Stupisce però la grande capacità di accettare la sofferenza. Nessuno, ormai, crede o spera che le cose cambino. L'atteggiamento generale è di rassegnazione ma anche di grande dignità. Si verificano infatti alcune risse mentre si fa la coda per accaparrarsi un po' di cibo, ma una situazione così drammatica avrebbe potuto portare a tensioni sociali ben più gravi.

Curiosamente in Italia si sono accorti della cosa solo dopo quindici giorni che il Bangladesh era sott’acqua: lo abbiamo dedotto dalle telefonate, e-mail, sms ricevuti da parenti e amici preoccupati perché ne aveva parlato il telegiornale. Evidentemente finito il calcio mercato, spenti i fuochi di paglia della politica, e non ancora scoppiato il caso “bandana”, rimaneva poco di cui parlare.

Adesso, dopo l’alluvione, ormai da un mese non piove più e anche questa non è una bella notizia. A rischio, ma per motivi opposti, sono ancora i raccolti. Senza acqua non si può piantare il riso nuovo, che rischia di seccare nei campi.

Non bastasse, a peggiorare situazione generale c’è anche il clima sociale che sta da tempo precipitando e che due giorni fa ha vissuto nella capitale uno dei suoi momenti più drammatici. A Dhaka infatti, al termine di un comizio della sign.
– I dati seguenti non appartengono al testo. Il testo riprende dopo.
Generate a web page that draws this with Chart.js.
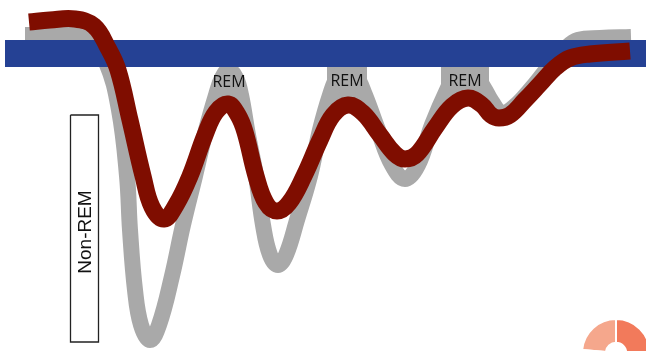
<!DOCTYPE html>
<html>
<head>
<meta charset="utf-8">
<script src="https://cdn.jsdelivr.net/npm/chart.js@4"></script>
<style>
html, body { margin: 0; padding: 0; background: #fff; overflow: hidden; width: 646px; height: 351px; }
#sleep_chart { position: absolute; left: 0; top: 0; }
#logo_chart { position: absolute; left: 581px; top: 318px; }
</style>
</head>
<body>
<canvas id="sleep_chart" width="646" height="351"></canvas>
<canvas id="logo_chart" width="70" height="70"></canvas>
<script>
// values, x = time, y = depth (grows downwards)
var greyX = [25, 60, 88, 106, 119, 127, 130, 135, 141, 150, 159, 172, 183, 195, 206, 216, 222, 229, 236, 241, 248, 256, 263, 270, 278, 286, 297, 310, 320, 330, 338, 347, 356, 365, 378, 392, 405, 418, 432, 448, 456, 465, 474, 484, 492, 502, 515, 530, 548, 566, 578, 600, 631];
var greyY = [35, 35, 37, 62, 110, 176, 230, 290, 325, 340, 325, 276, 225, 176, 130, 95, 78, 70, 78, 95, 135, 176, 225, 255, 265, 255, 220, 176, 130, 95, 76, 70, 76, 95, 130, 165, 179, 165, 125, 88, 74, 70, 74, 88, 102, 113, 106, 90, 68, 48, 40, 38, 37];

var redX = [29, 50, 75, 94, 108, 118, 130, 143, 152, 164, 176, 190, 205, 216, 228, 238, 245, 256, 266, 277, 289, 304, 320, 333, 348, 363, 380, 395, 405, 417, 435, 452, 468, 482, 491, 499, 510, 525, 540, 555, 570, 590, 630];
var redY = [22, 20, 19, 26, 48, 70, 120, 176, 207, 219, 205, 176, 135, 112, 104, 115, 132, 176, 203, 211, 203, 176, 140, 115, 105, 113, 135, 154, 159, 154, 128, 106, 98, 105, 115, 118, 115, 100, 84, 68, 58, 54, 51];

var bandX = [5, 646];
var bandY = [53.5, 53.5];

var remX = [229, 347, 465];
var remTop = [67, 67, 67];
var remBottom = [100, 105, 104];
var remLabelY = [82, 81, 81];
var remLabels = ["REM", "REM", "REM"];

var boxX = [70.5, 98.5, 98.5, 70.5, 70.5];
var boxY = [115, 115, 342, 342, 115];
var boxLabel = "Non-REM";

var logoShares = [85, 90, 185];

function pts(xs, ys) {
    return xs.map(function (x, i) { return { x: x, y: ys[i] }; });
}

function patch(i, width) {
    return {
        data: [{ x: remX[i], y: remTop[i] }, { x: remX[i], y: remBottom[i] }],
        borderColor: "#a9a9a9",
        borderWidth: width,
        borderJoinStyle: "bevel",  // round join pokes out past the end on a vertical line
        pointRadius: 0,
        tension: 0,
        order: 5
    };
}

const textPlugin = {
    id: "textPlugin",
    afterDatasetsDraw: function (c) {
        var ctx = c.ctx, sx = c.scales.x, sy = c.scales.y;
        ctx.save();
        ctx.textAlign = "center";
        ctx.textBaseline = "middle";
        ctx.fillStyle = "#111";
        ctx.font = "16px 'Open Sans'";
        for (var i = 0; i < remX.length; i++) {
            ctx.fillText(remLabels[i], sx.getPixelForValue(remX[i]), sy.getPixelForValue(remLabelY[i]));
        }
        ctx.translate(sx.getPixelForValue(86), sy.getPixelForValue(232));
        ctx.rotate(-Math.PI / 2);
        ctx.font = "19px 'Liberation Sans'";
        ctx.fillText(boxLabel, 0, 0);
        ctx.restore();
    }
};

new Chart(document.getElementById("sleep_chart"), {
    type: "scatter",
    data: {
        datasets: [
            patch(0, 16),
            patch(1, 40),
            patch(2, 48),
            { data: pts(greyX, greyY), borderColor: "#a9a9a9", borderWidth: 16, tension: 0.4, order: 4 },
            { data: pts(bandX, bandY), borderColor: "#254194", borderWidth: 27, tension: 0, order: 3 },
            { data: pts(boxX, boxY), borderColor: "#222", borderWidth: 1.3, tension: 0, borderJoinStyle: "miter", order: 2 },
            { data: pts(redX, redY), borderColor: "#7f0d00", borderWidth: 17, tension: 0.4, order: 1 }
        ]
    },
    options: {
        responsive: false,
        animation: false,
        showLine: true,
        layout: { padding: 0 },
        elements: {
            point: { radius: 0 },
            line: { borderCapStyle: "butt", borderJoinStyle: "round" }
        },
        plugins: { legend: { display: false }, tooltip: { enabled: false } },
        scales: {
            x: { type: "linear", min: 0, max: 646, display: false },
            y: { type: "linear", min: 0, max: 351, reverse: true, display: false }
        }
    },
    plugins: [textPlugin]
});

new Chart(document.getElementById("logo_chart"), {
    type: "doughnut",
    data: {
        datasets: [{
            data: logoShares,
            backgroundColor: ["#f5a78c", "#f27a5b", "rgba(0,0,0,0)"],
            borderColor: "#fff",
            borderWidth: 2
        }]
    },
    options: {
        responsive: false,
        animation: false,
        cutout: "30%",
        rotation: -85,
        plugins: { legend: { display: false }, tooltip: { enabled: false } }
    }
});
</script>
</body>
</html>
Hasina, leader del partito di opposizione di centro-sinistra ed ex primo ministro, alcuni terroristi hanno lanciato bombe a mano nel tentativo evidente di ucciderla. Una ventina di morti e centinaia di feriti, in un’attentato gravissimo che rischia di gettare il paese nel caos.

Alla televisione ho guardato prima la BBC che ha riferito il fatto come prima notizia. Poi ho girato sul telegiornale bengalese e ho visto per i primi dieci minuti l’attuale primo ministro – altra donna, leader di una coalizione di destra che ha come alleati anche gli estremisti islamici – mentre distribuiva generi di conforto alla gente alluvionata.
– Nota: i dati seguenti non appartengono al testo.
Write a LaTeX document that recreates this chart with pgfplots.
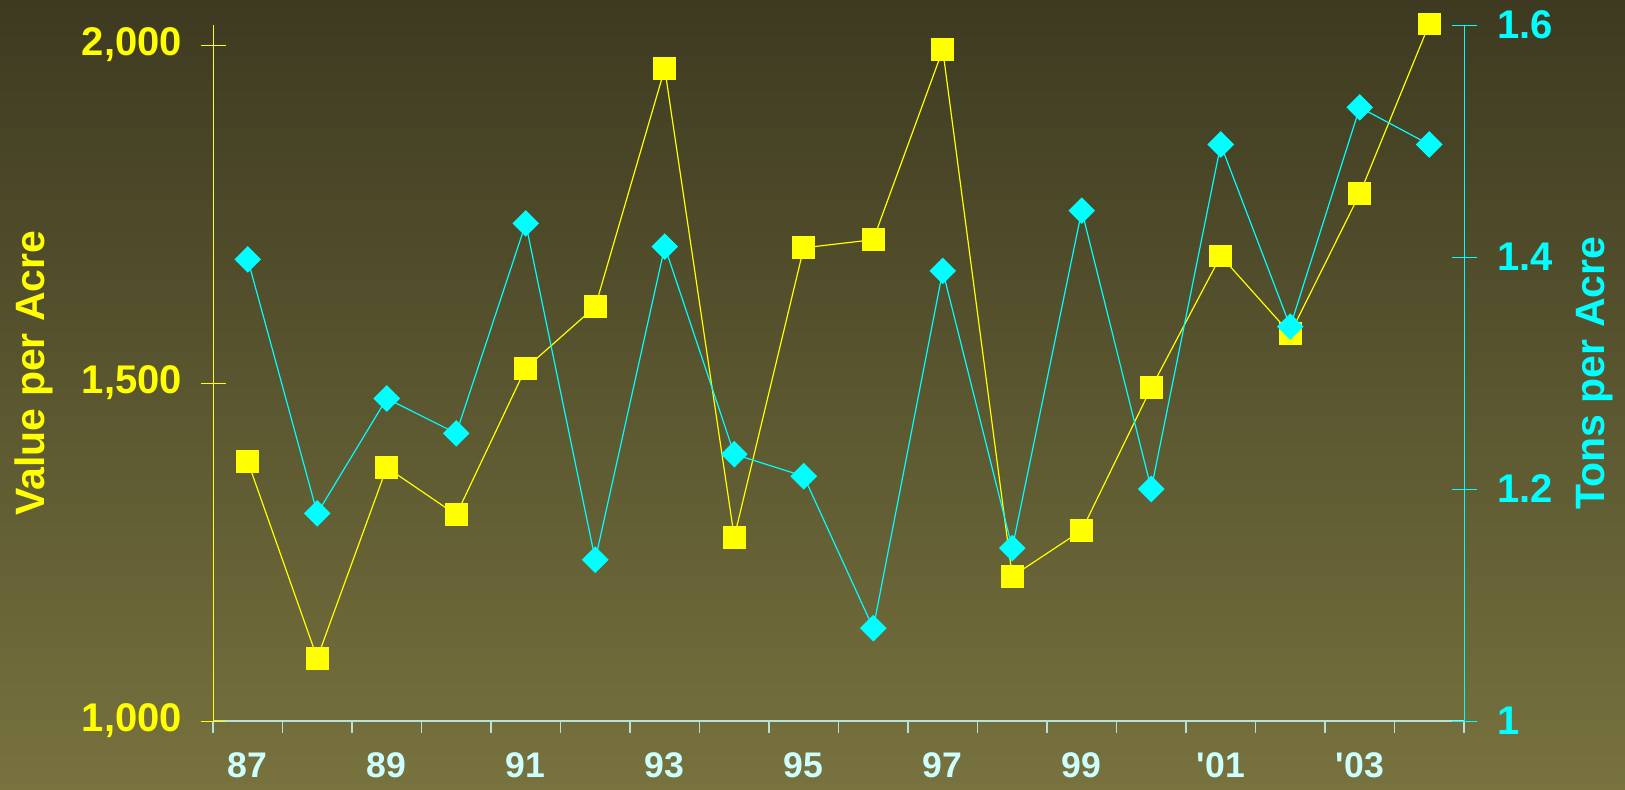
\documentclass[border=0pt]{standalone}
\usepackage{fontspec}
\setmainfont{Liberation Sans}[Ligatures=TeXOff]
\usepackage{pgfplots}
\pgfplotsset{compat=1.18}
\definecolor{bgtop}{RGB}{61,58,33}
\definecolor{bgbot}{RGB}{119,114,62}
\definecolor{vyellow}{RGB}{255,255,0}
\definecolor{tcyan}{RGB}{0,255,255}
\definecolor{xaxcol}{RGB}{185,225,215}
\definecolor{xlab}{RGB}{205,255,255}

\pgfplotstableread{
x val tons
0  1384 1.398
1  1093 1.179
2  1375 1.278
3  1305 1.248
4  1522 1.429
5  1613 1.139
6  1965 1.409
7  1272 1.230
8  1700 1.211
9  1712 1.080
10 1993 1.388
11 1214 1.149
12 1282 1.440
13 1493 1.200
14 1688 1.497
15 1573 1.340
16 1780 1.529
17 2031 1.497
}\datatable

\begin{document}
\begin{tikzpicture}[x=1pt,y=1pt]
\useasboundingbox (0,0) rectangle (812.5,394.5);
\shade[top color=bgtop, bottom color=bgbot] (0,0) rectangle (812.5,394.5);
\pgfplotsset{
  common/.style={
    at={(106.5pt,34pt)}, anchor=south west,
    width=625.5pt, height=348pt, scale only axis,
    xmin=-0.5, xmax=17.5,
    /pgf/number format/assume math mode=true,
    tick label style={font=\bfseries\fontsize{20}{24}\selectfont},
    clip=false,
  }
}
% x axis
\begin{axis}[common,
  ymin=0, ymax=1,
  axis y line=none, axis x line*=bottom,
  x axis line style={draw=xaxcol, line width=0.6pt, -},
  tick align=outside,
  xtick={0,2,...,16}, xticklabels={87,89,91,93,95,97,99,'01,'03},
  minor xtick={-0.5,0.5,...,17.5},
  major tick length=0pt, minor tick length=6pt,
  minor x tick style={draw=xaxcol, line width=0.6pt},
  xticklabel style={text=xlab, font=\bfseries\fontsize{17.8}{21}\selectfont, yshift=-14.5pt, inner sep=1pt},
]
\end{axis}
% left axis
\begin{axis}[common,
  ymin=1000, ymax=2029.6,
  axis x line=none, axis y line*=left,
  y axis line style={draw=vyellow, line width=0.5pt, -},
  tick align=center, major tick length=12.5pt,
  ytick={1000,1500,2000}, yticklabels={{1,000},{1,500},{2,000}},
  y tick style={draw=vyellow, line width=0.5pt},
  yticklabel style={text=vyellow, xshift=-5.7pt},
  ylabel={Value per Acre},
  ylabel style={at={(rel axis cs:-0.1435,0.5)}, anchor=center, rotate=0, text=vyellow, font=\bfseries\fontsize{20.5}{24}\selectfont},
]
\addplot[vyellow, line width=0.6pt, mark=square*, mark size=5.4pt, mark options={solid}] table[x=x, y=val] {\datatable};
\end{axis}
% right axis
\begin{axis}[common,
  ymin=1, ymax=1.6,
  axis x line=none, axis y line*=right,
  y axis line style={draw=tcyan, line width=0.5pt, -},
  tick align=center, major tick length=12.5pt,
  ytick={1,1.2,1.4,1.6}, yticklabels={1,1.2,1.4,1.6},
  y tick style={draw=tcyan, line width=0.5pt},
  yticklabel style={text=tcyan, xshift=7pt},
  ylabel={Tons per Acre},
  ylabel style={at={(rel axis cs:1.1045,0.5)}, anchor=center, rotate=0, text=tcyan, font=\bfseries\fontsize{20.5}{24}\selectfont},
]
\addplot[tcyan, line width=0.6pt, mark=square*, mark size=4.4pt, mark options={solid, rotate=45}] table[x=x, y=tons] {\datatable};
\end{axis}
\end{tikzpicture}
\end{document}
Solo poi hanno mostrato l’attentato di Dhaka. Classico esempio di tv di regime, anche in democrazia. Roba che nemmeno il Tg4.

Qualche tempo fa la rivista TIME ha pubblicato un’articolo velenoso condannando il Bangladesh come il paese più corrotto del mondo. Noi che ci viviamo ce ne rendiamo conto quotidianamente e non fatichiamo a crederci.

Naturalmente lavorando con i ragazzi devo stare attento, anche senza volerlo, a non dare del loro paese un’immagine troppo nera o pessimistica. Sarebbe facile: la scuola è un disastro, la sanità spaventosa, trovare un lavoro un’impresa… Ho il dovere di far crescere in loro una speranza per il futuro e di crederci anch’io, nonostante le apparenze. La speranza vera del Bangladesh, non mi stanco di ripeterlo loro, sono uomini nuovi. Il sogno è di stare lavorando per questo.

Voi sosteneteci con le vostre preghiere e ci avrete fatto il regalo più grande.

Vi abbraccio tutti con affetto.

Nota prima di andare in stampa: proprio oggi la squadra del mio ostello ha vinto il torneo cittadino di calcio per le scuole superiori. Soddisfazione doppia perché la nostra squadra era composta tutta da tribali (ultimo gradino della scala sociale).